[DATA FOR PROCESSING start]

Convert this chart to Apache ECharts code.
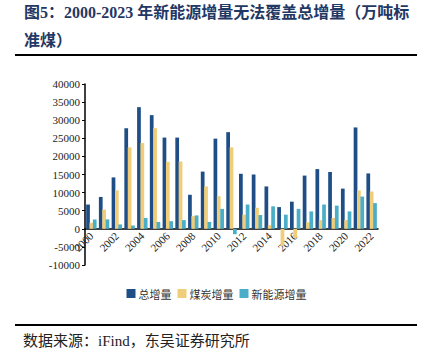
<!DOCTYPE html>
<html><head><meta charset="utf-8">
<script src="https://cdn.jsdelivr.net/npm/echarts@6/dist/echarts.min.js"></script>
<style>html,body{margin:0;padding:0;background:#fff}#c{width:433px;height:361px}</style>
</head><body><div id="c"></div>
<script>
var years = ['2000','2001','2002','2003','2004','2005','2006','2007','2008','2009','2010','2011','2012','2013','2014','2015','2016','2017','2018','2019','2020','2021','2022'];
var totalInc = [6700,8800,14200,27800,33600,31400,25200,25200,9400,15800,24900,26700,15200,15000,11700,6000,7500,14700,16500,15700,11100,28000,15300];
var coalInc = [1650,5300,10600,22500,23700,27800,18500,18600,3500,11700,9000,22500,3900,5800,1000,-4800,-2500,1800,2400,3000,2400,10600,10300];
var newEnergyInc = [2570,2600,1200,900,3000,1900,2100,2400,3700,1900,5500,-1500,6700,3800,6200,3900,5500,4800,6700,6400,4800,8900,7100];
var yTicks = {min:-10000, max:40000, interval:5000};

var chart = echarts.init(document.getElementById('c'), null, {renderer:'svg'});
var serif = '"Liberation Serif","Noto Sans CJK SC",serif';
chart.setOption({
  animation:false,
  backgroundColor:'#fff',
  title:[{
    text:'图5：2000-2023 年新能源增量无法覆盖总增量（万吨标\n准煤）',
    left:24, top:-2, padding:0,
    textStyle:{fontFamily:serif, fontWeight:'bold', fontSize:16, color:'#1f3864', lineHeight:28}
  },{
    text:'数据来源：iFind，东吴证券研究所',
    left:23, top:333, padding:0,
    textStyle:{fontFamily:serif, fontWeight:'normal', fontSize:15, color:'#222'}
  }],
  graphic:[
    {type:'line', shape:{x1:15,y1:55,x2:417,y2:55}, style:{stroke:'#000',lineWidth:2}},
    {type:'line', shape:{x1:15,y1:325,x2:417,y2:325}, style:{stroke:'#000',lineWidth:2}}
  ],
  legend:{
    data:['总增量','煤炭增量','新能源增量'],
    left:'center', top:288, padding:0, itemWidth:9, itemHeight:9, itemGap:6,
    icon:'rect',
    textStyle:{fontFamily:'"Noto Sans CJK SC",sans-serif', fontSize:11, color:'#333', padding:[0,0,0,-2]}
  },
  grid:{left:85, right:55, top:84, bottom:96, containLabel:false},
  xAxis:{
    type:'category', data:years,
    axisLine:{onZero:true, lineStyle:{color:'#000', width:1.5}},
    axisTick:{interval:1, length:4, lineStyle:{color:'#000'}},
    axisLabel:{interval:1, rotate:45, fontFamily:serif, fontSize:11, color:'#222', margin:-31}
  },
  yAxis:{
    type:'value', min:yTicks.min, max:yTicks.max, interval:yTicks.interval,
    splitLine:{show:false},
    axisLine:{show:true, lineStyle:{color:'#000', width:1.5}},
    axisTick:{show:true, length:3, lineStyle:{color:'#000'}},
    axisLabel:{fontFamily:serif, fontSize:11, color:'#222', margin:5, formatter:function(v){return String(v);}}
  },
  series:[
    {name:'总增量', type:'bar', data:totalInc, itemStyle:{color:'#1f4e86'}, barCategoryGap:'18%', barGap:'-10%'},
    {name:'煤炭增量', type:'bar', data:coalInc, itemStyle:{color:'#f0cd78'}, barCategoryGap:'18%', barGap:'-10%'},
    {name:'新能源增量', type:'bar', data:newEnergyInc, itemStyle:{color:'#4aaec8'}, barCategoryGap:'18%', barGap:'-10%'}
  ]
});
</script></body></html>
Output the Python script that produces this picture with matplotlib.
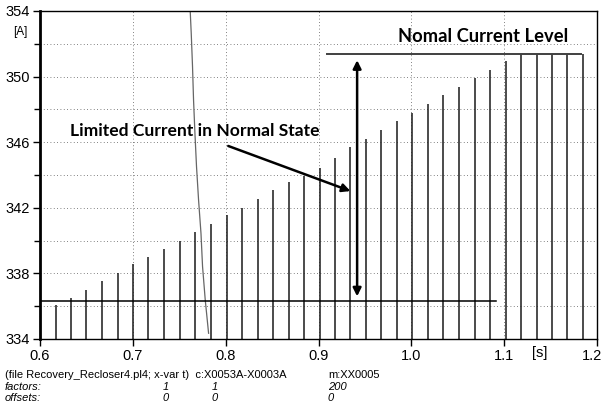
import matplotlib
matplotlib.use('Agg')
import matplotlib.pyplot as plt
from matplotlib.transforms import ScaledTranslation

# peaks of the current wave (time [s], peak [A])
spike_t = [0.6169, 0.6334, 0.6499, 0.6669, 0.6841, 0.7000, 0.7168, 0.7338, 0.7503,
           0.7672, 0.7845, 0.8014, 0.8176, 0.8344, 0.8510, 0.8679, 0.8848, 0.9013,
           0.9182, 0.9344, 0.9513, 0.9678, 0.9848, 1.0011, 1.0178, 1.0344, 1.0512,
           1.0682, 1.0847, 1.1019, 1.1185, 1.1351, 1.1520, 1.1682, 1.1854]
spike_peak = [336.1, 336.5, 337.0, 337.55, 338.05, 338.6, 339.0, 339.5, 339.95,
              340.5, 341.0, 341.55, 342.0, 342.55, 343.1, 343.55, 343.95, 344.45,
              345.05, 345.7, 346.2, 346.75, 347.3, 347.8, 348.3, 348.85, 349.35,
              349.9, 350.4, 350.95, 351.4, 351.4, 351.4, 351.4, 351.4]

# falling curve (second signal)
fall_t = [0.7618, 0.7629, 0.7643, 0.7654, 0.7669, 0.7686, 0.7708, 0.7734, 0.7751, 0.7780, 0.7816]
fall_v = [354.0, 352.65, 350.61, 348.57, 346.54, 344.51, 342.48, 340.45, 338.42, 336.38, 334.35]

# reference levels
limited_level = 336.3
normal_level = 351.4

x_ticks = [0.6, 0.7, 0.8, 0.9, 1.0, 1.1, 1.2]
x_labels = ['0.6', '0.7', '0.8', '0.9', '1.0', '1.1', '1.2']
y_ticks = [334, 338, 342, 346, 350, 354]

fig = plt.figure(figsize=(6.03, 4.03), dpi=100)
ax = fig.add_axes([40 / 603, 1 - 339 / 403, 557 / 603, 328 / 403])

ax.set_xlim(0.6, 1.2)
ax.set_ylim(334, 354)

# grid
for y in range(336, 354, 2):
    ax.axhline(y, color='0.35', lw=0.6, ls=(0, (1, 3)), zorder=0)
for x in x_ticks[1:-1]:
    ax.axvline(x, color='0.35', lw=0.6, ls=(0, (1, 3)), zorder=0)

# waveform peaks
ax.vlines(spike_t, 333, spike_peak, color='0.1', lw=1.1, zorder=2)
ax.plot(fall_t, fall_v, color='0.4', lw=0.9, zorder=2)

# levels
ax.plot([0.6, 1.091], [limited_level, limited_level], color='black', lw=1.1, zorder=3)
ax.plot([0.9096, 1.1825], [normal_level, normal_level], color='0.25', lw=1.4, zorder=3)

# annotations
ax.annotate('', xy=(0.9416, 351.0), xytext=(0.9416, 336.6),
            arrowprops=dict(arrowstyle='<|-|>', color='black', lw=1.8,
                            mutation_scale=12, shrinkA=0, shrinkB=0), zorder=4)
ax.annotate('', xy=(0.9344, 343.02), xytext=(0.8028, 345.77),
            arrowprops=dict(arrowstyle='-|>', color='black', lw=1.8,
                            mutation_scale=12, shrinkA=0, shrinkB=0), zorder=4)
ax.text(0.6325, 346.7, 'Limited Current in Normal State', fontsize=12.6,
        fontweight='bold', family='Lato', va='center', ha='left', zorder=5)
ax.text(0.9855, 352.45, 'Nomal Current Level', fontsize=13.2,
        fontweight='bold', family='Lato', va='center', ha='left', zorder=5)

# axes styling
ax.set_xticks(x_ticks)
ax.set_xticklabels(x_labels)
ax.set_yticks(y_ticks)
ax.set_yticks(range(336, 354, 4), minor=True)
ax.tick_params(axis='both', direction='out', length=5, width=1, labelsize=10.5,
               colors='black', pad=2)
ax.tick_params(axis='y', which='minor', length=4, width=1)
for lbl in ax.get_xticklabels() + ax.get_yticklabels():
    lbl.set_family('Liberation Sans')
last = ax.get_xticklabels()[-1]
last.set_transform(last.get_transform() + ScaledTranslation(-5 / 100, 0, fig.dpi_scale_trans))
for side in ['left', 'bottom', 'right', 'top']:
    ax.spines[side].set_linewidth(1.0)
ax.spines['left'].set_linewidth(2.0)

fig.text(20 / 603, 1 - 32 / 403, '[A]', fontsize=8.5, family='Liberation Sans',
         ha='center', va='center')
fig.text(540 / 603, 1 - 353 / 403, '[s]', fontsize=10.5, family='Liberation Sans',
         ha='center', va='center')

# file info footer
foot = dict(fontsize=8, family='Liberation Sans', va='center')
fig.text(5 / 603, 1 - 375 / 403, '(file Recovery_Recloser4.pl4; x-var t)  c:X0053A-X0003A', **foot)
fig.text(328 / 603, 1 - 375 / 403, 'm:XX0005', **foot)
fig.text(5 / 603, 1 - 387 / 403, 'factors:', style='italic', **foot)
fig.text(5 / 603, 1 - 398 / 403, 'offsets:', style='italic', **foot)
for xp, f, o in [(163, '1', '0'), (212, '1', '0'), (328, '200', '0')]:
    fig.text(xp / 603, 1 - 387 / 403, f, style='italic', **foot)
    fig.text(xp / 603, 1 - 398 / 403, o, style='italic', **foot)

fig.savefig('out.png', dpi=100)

[DATA FOR PROCESSING end]

Only the lines from "Output the Python" through "y_ticks = [334, 338, 342, 346, 350, 354]" should appear in your output, copied exactly with both end lines, and with no pictures.

__THE SOLUTION__:
Output the Python script that produces this picture with matplotlib.
import matplotlib
matplotlib.use('Agg')
import matplotlib.pyplot as plt
from matplotlib.transforms import ScaledTranslation

# peaks of the current wave (time [s], peak [A])
spike_t = [0.6169, 0.6334, 0.6499, 0.6669, 0.6841, 0.7000, 0.7168, 0.7338, 0.7503,
           0.7672, 0.7845, 0.8014, 0.8176, 0.8344, 0.8510, 0.8679, 0.8848, 0.9013,
           0.9182, 0.9344, 0.9513, 0.9678, 0.9848, 1.0011, 1.0178, 1.0344, 1.0512,
           1.0682, 1.0847, 1.1019, 1.1185, 1.1351, 1.1520, 1.1682, 1.1854]
spike_peak = [336.1, 336.5, 337.0, 337.55, 338.05, 338.6, 339.0, 339.5, 339.95,
              340.5, 341.0, 341.55, 342.0, 342.55, 343.1, 343.55, 343.95, 344.45,
              345.05, 345.7, 346.2, 346.75, 347.3, 347.8, 348.3, 348.85, 349.35,
              349.9, 350.4, 350.95, 351.4, 351.4, 351.4, 351.4, 351.4]

# falling curve (second signal)
fall_t = [0.7618, 0.7629, 0.7643, 0.7654, 0.7669, 0.7686, 0.7708, 0.7734, 0.7751, 0.7780, 0.7816]
fall_v = [354.0, 352.65, 350.61, 348.57, 346.54, 344.51, 342.48, 340.45, 338.42, 336.38, 334.35]

# reference levels
limited_level = 336.3
normal_level = 351.4

x_ticks = [0.6, 0.7, 0.8, 0.9, 1.0, 1.1, 1.2]
x_labels = ['0.6', '0.7', '0.8', '0.9', '1.0', '1.1', '1.2']
y_ticks = [334, 338, 342, 346, 350, 354]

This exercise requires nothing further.